The Dec. 23 paper by Fed Board economists Aaron Flaaen and Justin Pierce concluded American tariffs had more costs than benefits for the sector they intended to help — manufacturing. A Wall Street Journal editorial this week heralded the study as evidence that protectionism backfires and helps explain why economic growth has decelerated to 2% from about 3%.
The Fed paper is noteworthy for a few reasons. First, it came from an institution Trump has belittled and bemoaned for more than a year for keeping interest rates too high. It’s also the latest in a series of credible research that blows holes in arguments for import taxes just as the White House prepares to chalk up a trade win against China after nearly two years of tariff pressure.
Flaaen and Pierce’s research found that tariffs drove up the cost of inputs for American manufacturers.

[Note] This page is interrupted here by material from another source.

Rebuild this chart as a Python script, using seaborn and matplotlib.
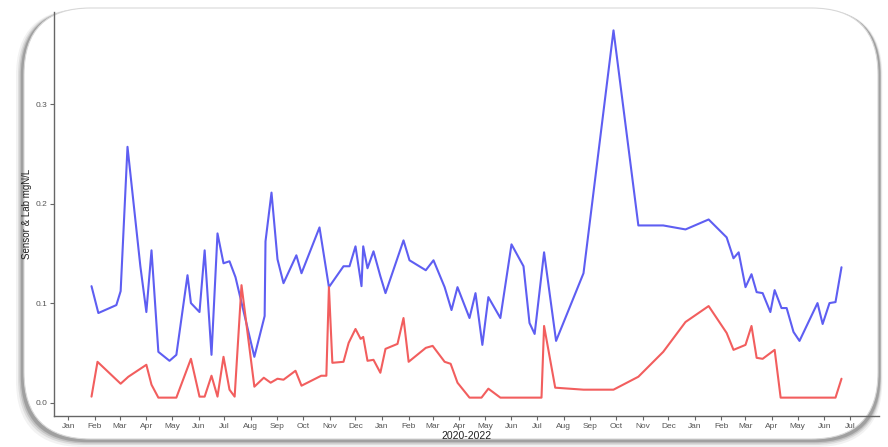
import pandas as pd
import matplotlib
matplotlib.use("Agg")
import matplotlib.pyplot as plt
import matplotlib.dates as mdates
from matplotlib.ticker import FormatStrFormatter
from matplotlib.patches import FancyBboxPatch
import seaborn as sns

# sensor readings (blue)
sensor_dates = [
    "2020-01-28", "2020-02-05", "2020-02-26", "2020-03-02", "2020-03-10", "2020-03-25",
    "2020-04-01", "2020-04-07", "2020-04-15", "2020-04-28", "2020-05-06", "2020-05-19",
    "2020-05-23", "2020-06-02", "2020-06-08", "2020-06-16", "2020-06-23", "2020-06-30",
    "2020-07-07", "2020-07-14", "2020-08-05", "2020-08-17", "2020-08-18", "2020-08-25",
    "2020-09-01", "2020-09-08", "2020-09-23", "2020-09-29", "2020-10-20", "2020-10-31",
    "2020-11-17", "2020-11-24", "2020-12-01", "2020-12-08", "2020-12-10", "2020-12-15",
    "2020-12-22", "2020-12-30", "2021-01-05", "2021-01-26", "2021-02-02", "2021-02-21",
    "2021-03-02", "2021-03-15", "2021-03-23", "2021-03-30", "2021-04-13", "2021-04-20",
    "2021-04-28", "2021-05-05", "2021-05-19", "2021-06-01", "2021-06-15", "2021-06-22",
    "2021-06-28", "2021-07-09", "2021-07-23", "2021-08-24", "2021-09-28", "2021-10-27",
    "2021-11-25", "2021-12-21", "2022-01-17", "2022-02-07", "2022-02-15", "2022-02-21",
    "2022-03-01", "2022-03-08", "2022-03-14", "2022-03-21", "2022-03-30", "2022-04-04",
    "2022-04-12", "2022-04-18", "2022-04-26", "2022-05-03", "2022-05-24", "2022-05-30",
    "2022-06-07", "2022-06-14", "2022-06-21",
]
sensor_values = [
    0.117, 0.090, 0.098, 0.112, 0.257, 0.137,
    0.091, 0.153, 0.051, 0.042, 0.048, 0.128,
    0.100, 0.091, 0.153, 0.048, 0.170, 0.140,
    0.142, 0.126, 0.046, 0.087, 0.162, 0.211,
    0.144, 0.120, 0.148, 0.130, 0.176, 0.116,
    0.137, 0.137, 0.157, 0.117, 0.157, 0.135,
    0.152, 0.127, 0.110, 0.163, 0.143, 0.133,
    0.143, 0.116, 0.093, 0.116, 0.085, 0.110,
    0.058, 0.106, 0.085, 0.159, 0.137, 0.080,
    0.069, 0.151, 0.062, 0.130, 0.374, 0.178,
    0.178, 0.174, 0.184, 0.166, 0.145, 0.151,
    0.116, 0.129, 0.111, 0.110, 0.091, 0.113,
    0.095, 0.095, 0.071, 0.062, 0.100, 0.079,
    0.100, 0.101, 0.136,
]

# lab results (red)
lab_dates = [
    "2020-01-28", "2020-02-04", "2020-03-02", "2020-03-11", "2020-04-01", "2020-04-07",
    "2020-04-15", "2020-05-06", "2020-05-23", "2020-06-02", "2020-06-08", "2020-06-16",
    "2020-06-23", "2020-06-30", "2020-07-07", "2020-07-13", "2020-07-21", "2020-08-05",
    "2020-08-16", "2020-08-24", "2020-09-01", "2020-09-08", "2020-09-22", "2020-09-29",
    "2020-10-22", "2020-10-28", "2020-10-31", "2020-11-04", "2020-11-17", "2020-11-23",
    "2020-12-01", "2020-12-07", "2020-12-10", "2020-12-15", "2020-12-22", "2020-12-30",
    "2021-01-05", "2021-01-19", "2021-01-26", "2021-02-01", "2021-02-21", "2021-03-01",
    "2021-03-15", "2021-03-22", "2021-03-30", "2021-04-13", "2021-04-27", "2021-05-05",
    "2021-05-19", "2021-07-06", "2021-07-09", "2021-07-22", "2021-08-24", "2021-09-28",
    "2021-10-27", "2021-11-25", "2021-12-21", "2022-01-17", "2022-02-07", "2022-02-15",
    "2022-03-01", "2022-03-08", "2022-03-14", "2022-03-21", "2022-04-04", "2022-04-11",
    "2022-06-14", "2022-06-21",
]
lab_values = [
    0.006, 0.041, 0.019, 0.026, 0.038, 0.018,
    0.005, 0.005, 0.044, 0.006, 0.006, 0.027,
    0.006, 0.046, 0.013, 0.006, 0.118, 0.016,
    0.025, 0.020, 0.024, 0.023, 0.032, 0.017,
    0.027, 0.027, 0.116, 0.040, 0.041, 0.060,
    0.074, 0.064, 0.066, 0.042, 0.043, 0.030,
    0.054, 0.059, 0.085, 0.041, 0.055, 0.057,
    0.041, 0.039, 0.020, 0.005, 0.005, 0.014,
    0.005, 0.005, 0.077, 0.015, 0.013, 0.013,
    0.026, 0.051, 0.081, 0.097, 0.070, 0.053,
    0.058, 0.077, 0.045, 0.044, 0.053, 0.005,
    0.005, 0.024,
]

month_ticks = pd.date_range("2020-01-01", "2022-07-01", freq="MS")

sensor = pd.DataFrame({"date": pd.to_datetime(sensor_dates), "value": sensor_values})
lab = pd.DataFrame({"date": pd.to_datetime(lab_dates), "value": lab_values})

sns.set_style("white")
plt.rcParams["font.family"] = ["Liberation Sans", "DejaVu Sans"]

W, H = 888, 447
fig = plt.figure(figsize=(W / 100, H / 100), dpi=100)
fig.patch.set_facecolor("white")

# rounded frame with a soft shadow, like the pasted screenshot
def fig_box(x0, y0, x1, y1, **kw):
    return FancyBboxPatch((x0 / W, 1 - y1 / H), (x1 - x0) / W, (y1 - y0) / H,
                          boxstyle="round,pad=0,rounding_size=0.075",
                          transform=fig.transFigure, mutation_aspect=W / H, **kw)

for off, alpha in [(6, 0.07), (4, 0.12), (2.5, 0.18), (1.2, 0.28)]:
    fig.patches.append(fig_box(22 - off, 9, 880 + off * 0.4, 441 + off,
                               facecolor="#4a4a4a", edgecolor="none", alpha=alpha, zorder=-3))
fig.patches.append(fig_box(24, 8, 878, 439, facecolor="white",
                           edgecolor="#d8d8d8", linewidth=0.8, zorder=-2))

ax = fig.add_axes([54 / W, 1 - 416 / H, (879 - 54) / W, (416 - 12) / H])
ax.set_facecolor("none")
ax.set_zorder(1)

sns.lineplot(data=sensor, x="date", y="value", ax=ax, color="#5e5ef2", linewidth=1.5)
sns.lineplot(data=lab, x="date", y="value", ax=ax, color="#f25e5e", linewidth=1.5)

ax.margins(x=0.05, y=0.05)
ax.set_yticks([0.0, 0.1, 0.2, 0.3])
ax.yaxis.set_major_formatter(FormatStrFormatter("%.1f"))
ax.set_xticks(month_ticks)
ax.xaxis.set_major_formatter(mdates.DateFormatter("%b"))

for side in ["top", "right"]:
    ax.spines[side].set_visible(False)
for side in ["left", "bottom"]:
    ax.spines[side].set_color("#666666")
    ax.spines[side].set_linewidth(1.0)

ax.tick_params(axis="both", which="major", direction="out", length=3, width=0.8,
               bottom=True, left=True,
               color="#666666", labelsize=6, labelcolor="#555555", pad=2)

ax.set_xlabel("2020-2022", fontsize=7.5, color="#222222", labelpad=1)
ax.set_ylabel("Sensor & Lab mgN/L", fontsize=7, color="#222222", labelpad=2)

fig.savefig("out.png", dpi=100, facecolor=fig.get_facecolor())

Combined with retaliation taken by trading partners, that led to a relative loss in manufacturing jobs and higher factory gate prices. Importantly, the study did not include the effects of trade-related uncertainty, which some economists believe has had the most significant effect on the U.S. economy by contributing to a stalling in business investment.
A publication date so close to Christmas may have helped the paper avoid widespread attention, but it’s unlikely to have been missed by the doves on Trump’s trade team. While some of them may be relieved that phase one of a trade deal with China is set to be signed on Jan. 15, European Union trade chief Phil Hogan plans to be in Washington that same week hoping to convince the administration what the Fed has determined — that tariffs ultimately do more economic harm than good.